### AIM
Quote all of the data exactly as given. Skip every picture it contains.

━━ GIVEN INFORMATION ━━

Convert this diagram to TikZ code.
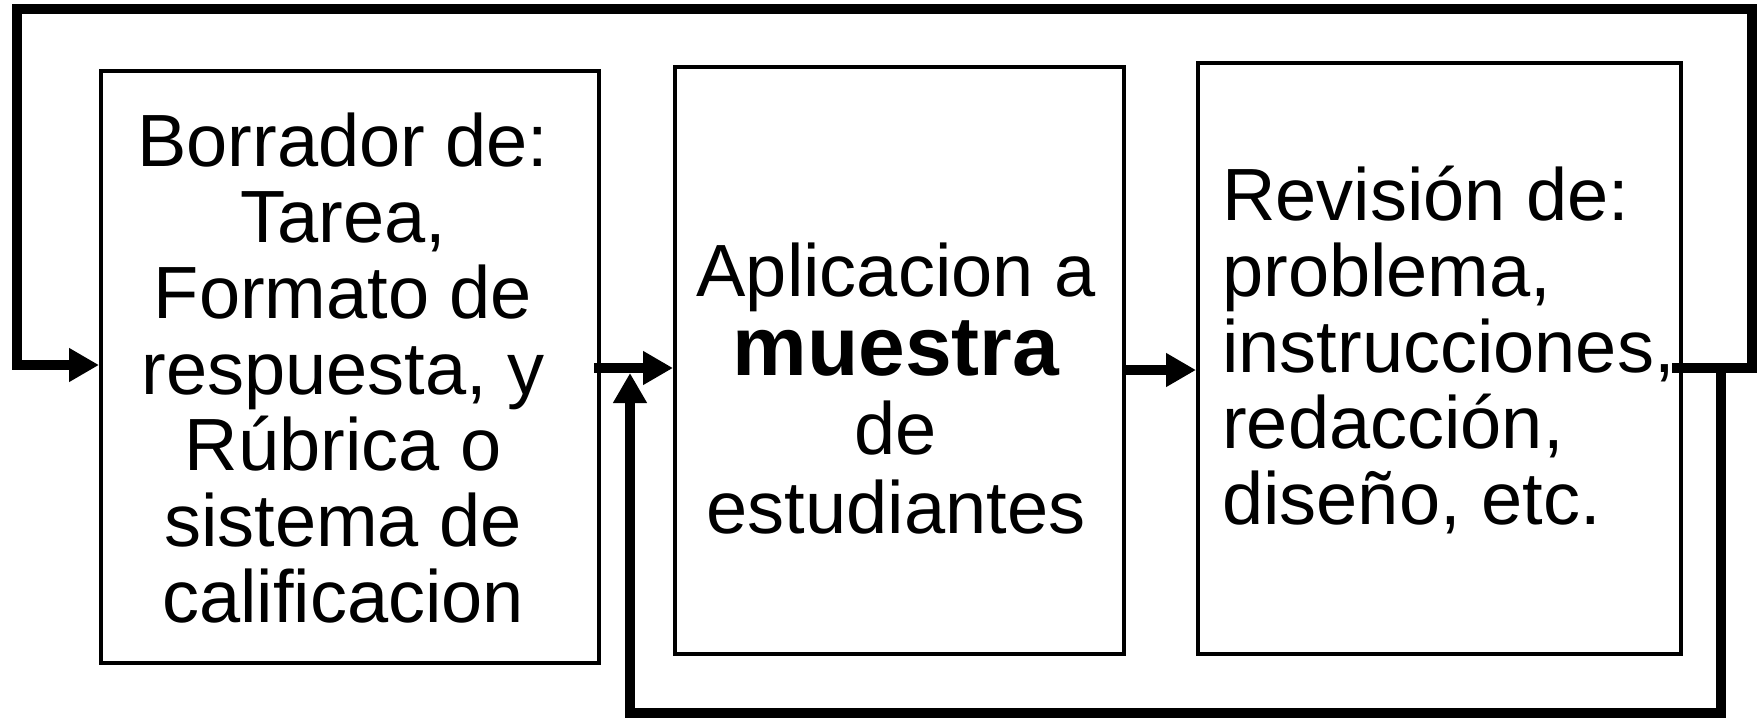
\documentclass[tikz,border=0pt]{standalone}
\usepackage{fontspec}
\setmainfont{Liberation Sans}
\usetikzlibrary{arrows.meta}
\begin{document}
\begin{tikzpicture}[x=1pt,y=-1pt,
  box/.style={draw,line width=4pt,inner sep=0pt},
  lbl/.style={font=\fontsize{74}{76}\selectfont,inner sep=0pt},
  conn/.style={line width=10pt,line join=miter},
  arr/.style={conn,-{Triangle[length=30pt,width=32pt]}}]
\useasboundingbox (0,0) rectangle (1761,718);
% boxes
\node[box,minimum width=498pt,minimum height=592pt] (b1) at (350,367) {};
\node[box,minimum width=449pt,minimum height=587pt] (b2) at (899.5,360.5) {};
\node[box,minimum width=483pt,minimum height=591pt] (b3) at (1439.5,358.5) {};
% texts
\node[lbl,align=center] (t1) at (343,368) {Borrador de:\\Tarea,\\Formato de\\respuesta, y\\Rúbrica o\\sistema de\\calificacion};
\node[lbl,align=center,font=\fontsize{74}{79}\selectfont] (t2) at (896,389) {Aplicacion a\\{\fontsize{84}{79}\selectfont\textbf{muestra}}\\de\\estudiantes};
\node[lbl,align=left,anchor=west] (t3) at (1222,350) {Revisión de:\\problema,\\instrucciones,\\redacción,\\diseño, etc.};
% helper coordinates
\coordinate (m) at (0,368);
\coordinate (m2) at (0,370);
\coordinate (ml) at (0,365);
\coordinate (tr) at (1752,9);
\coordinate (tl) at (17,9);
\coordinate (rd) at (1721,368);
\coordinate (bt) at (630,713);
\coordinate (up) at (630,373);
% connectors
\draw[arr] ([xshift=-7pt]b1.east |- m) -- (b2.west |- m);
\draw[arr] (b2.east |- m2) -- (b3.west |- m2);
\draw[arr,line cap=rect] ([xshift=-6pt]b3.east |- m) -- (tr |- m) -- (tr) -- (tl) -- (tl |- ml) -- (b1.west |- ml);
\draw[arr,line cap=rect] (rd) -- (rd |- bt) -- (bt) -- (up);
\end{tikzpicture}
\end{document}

━━━

### EXPECTED ANSWER
Convert this diagram to TikZ code.
\documentclass[tikz,border=0pt]{standalone}
\usepackage{fontspec}
\setmainfont{Liberation Sans}
\usetikzlibrary{arrows.meta}
\begin{document}
\begin{tikzpicture}[x=1pt,y=-1pt,
  box/.style={draw,line width=4pt,inner sep=0pt},
  lbl/.style={font=\fontsize{74}{76}\selectfont,inner sep=0pt},
  conn/.style={line width=10pt,line join=miter},
  arr/.style={conn,-{Triangle[length=30pt,width=32pt]}}]
\useasboundingbox (0,0) rectangle (1761,718);
% boxes
\node[box,minimum width=498pt,minimum height=592pt] (b1) at (350,367) {};
\node[box,minimum width=449pt,minimum height=587pt] (b2) at (899.5,360.5) {};
\node[box,minimum width=483pt,minimum height=591pt] (b3) at (1439.5,358.5) {};
% texts
\node[lbl,align=center] (t1) at (343,368) {Borrador de:\\Tarea,\\Formato de\\respuesta, y\\Rúbrica o\\sistema de\\calificacion};
\node[lbl,align=center,font=\fontsize{74}{79}\selectfont] (t2) at (896,389) {Aplicacion a\\{\fontsize{84}{79}\selectfont\textbf{muestra}}\\de\\estudiantes};
\node[lbl,align=left,anchor=west] (t3) at (1222,350) {Revisión de:\\problema,\\instrucciones,\\redacción,\\diseño, etc.};
% helper coordinates
\coordinate (m) at (0,368);
\coordinate (m2) at (0,370);
\coordinate (ml) at (0,365);
\coordinate (tr) at (1752,9);
\coordinate (tl) at (17,9);
\coordinate (rd) at (1721,368);
\coordinate (bt) at (630,713);
\coordinate (up) at (630,373);
% connectors
\draw[arr] ([xshift=-7pt]b1.east |- m) -- (b2.west |- m);
\draw[arr] (b2.east |- m2) -- (b3.west |- m2);
\draw[arr,line cap=rect] ([xshift=-6pt]b3.east |- m) -- (tr |- m) -- (tr) -- (tl) -- (tl |- ml) -- (b1.west |- ml);
\draw[arr,line cap=rect] (rd) -- (rd |- bt) -- (bt) -- (up);
\end{tikzpicture}
\end{document}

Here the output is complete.